Dado el tono altisonante, pedante y amenazador de Donald Trump en contra de los inmigrantes mexicanos, la discriminación ha aumentado vertiginosamente en dicho país. Sin duda, el clima social es francamente hostil para esta minoría ya que se señala públicamente y sin tapujo a dicho grupo como portador de males diversos —que no repetiremos aquí—, pero sobre todo y en esencia, como población “antiamericana”.

Esta embestida verbal va sobre todo contra quienes no tienen documentos para radicar en territorio estadounidense, pero en realidad nos alcanza a todos porque al final del día, al exaltar el origen nacional como factor de diferenciación social, incluso la inmigración de élite es incluida en el grupo de lo que se considera no deseable por los señalamientos que Trump generaliza sobre “the mexicans”.

A pesar de lo anterior, es un error considerar que la sola aparición de este personaje en la vida política mundial sea el causante de que este clima de odio racial subiera de tono o por lo menos se hiciera más visible para todos.

El racismo es un tema central en la vida estadounidense que se ha enfrentado desde distintas trincheras. Luchas emblemáticas desde los años sesenta como la de Martin Luther King Jr., marcaron un parteaguas sobre todo para la población afroamericana. La lucha de César Chávez en ese mismo periodo se volvió uno de los referentes de dignidad que logró un cierto reconocimiento para los latinos en general y sentó bases importantes para lo que es hoy la acción legal para combatir la discriminación y el racismo en la sociedad estadounidense.

Actualmente y pese al clima social racista alimentado por las televisoras principalmente, el marco legal en Estados Unidos está mostrando —una vez más— ser muy potente. La existencia cabal de un estado de derecho en esa nación ha servido en muchos casos para contrarrestar los efectos del llamado antiinmigrante que mantiene Trump en su discurso y en acciones concretas. Hoy hay una defensa en el estado de California, la ciudad de Nueva York, la de Chicago entre otras, que establecieron escudos jurídicos (llamados ciudades santuario) contra las deportaciones arbitrarias y las persecuciones de quienes son presumiblemente latinos (sobre todo mexicanos, para ser exactos). Esta lucha jurídica no detiene la embestida que es a nivel federal pero sí aminora el ataque frontal, por lo menos en lo local.

La tensión social que genera el racismo en Estados Unidos es permanente y un sello de su propia historia; lo que lo hace diferente hoy es que el mismo presidente alimenta ese discurso de manera tan abierta.
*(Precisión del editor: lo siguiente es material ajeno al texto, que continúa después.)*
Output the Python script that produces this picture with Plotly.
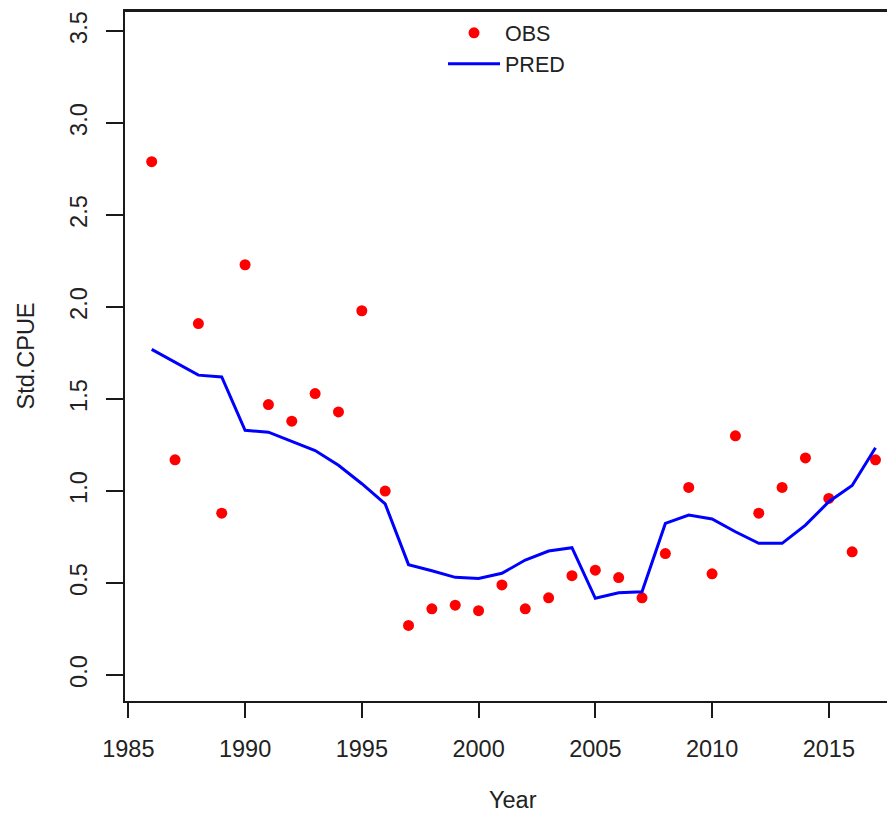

Esto así, nunca ocurrió.

Lo que no podemos omitir es que este clima de tensión racial fue escalando en su aprobación e instrumentación mucho tiempo antes de que siquiera Trump soñara que podría ganar la presidencia. En Arizona en el año 2010 se aprobó la Ley SB1070 que es fuertemente restrictiva a la inmigración la cual es la base del actual modelo migratorio de Estados Unidos. Para 2011 en Alabama se aprobó una ley semejante y en otros estados aunque se dieron debates que llegaron a la aprobación electoral de marcos jurídicos restrictivos contra los inmigrantes; sólo se detuvieron vía controversias jurídicas como es el caso de la ley HB87 en Georgia, la HB497 en Utah y la ley HB590 de Indiana.

Pensar que un personaje por más nefasto que pueda ser es capaz de generar por sí mismo un clima de odio racial que se legitima en leyes que abiertamente señalan y excluyen a ciertos grupos es un tanto inocente y, a lo mejor, una forma de buscar aliviar nuestras conciencias creyendo que cuando el personaje no exista más, el problema acabará, cuando en realidad, la tensión frente al racismo en la sociedad estadounidense es parte esencial de su cultura nacional.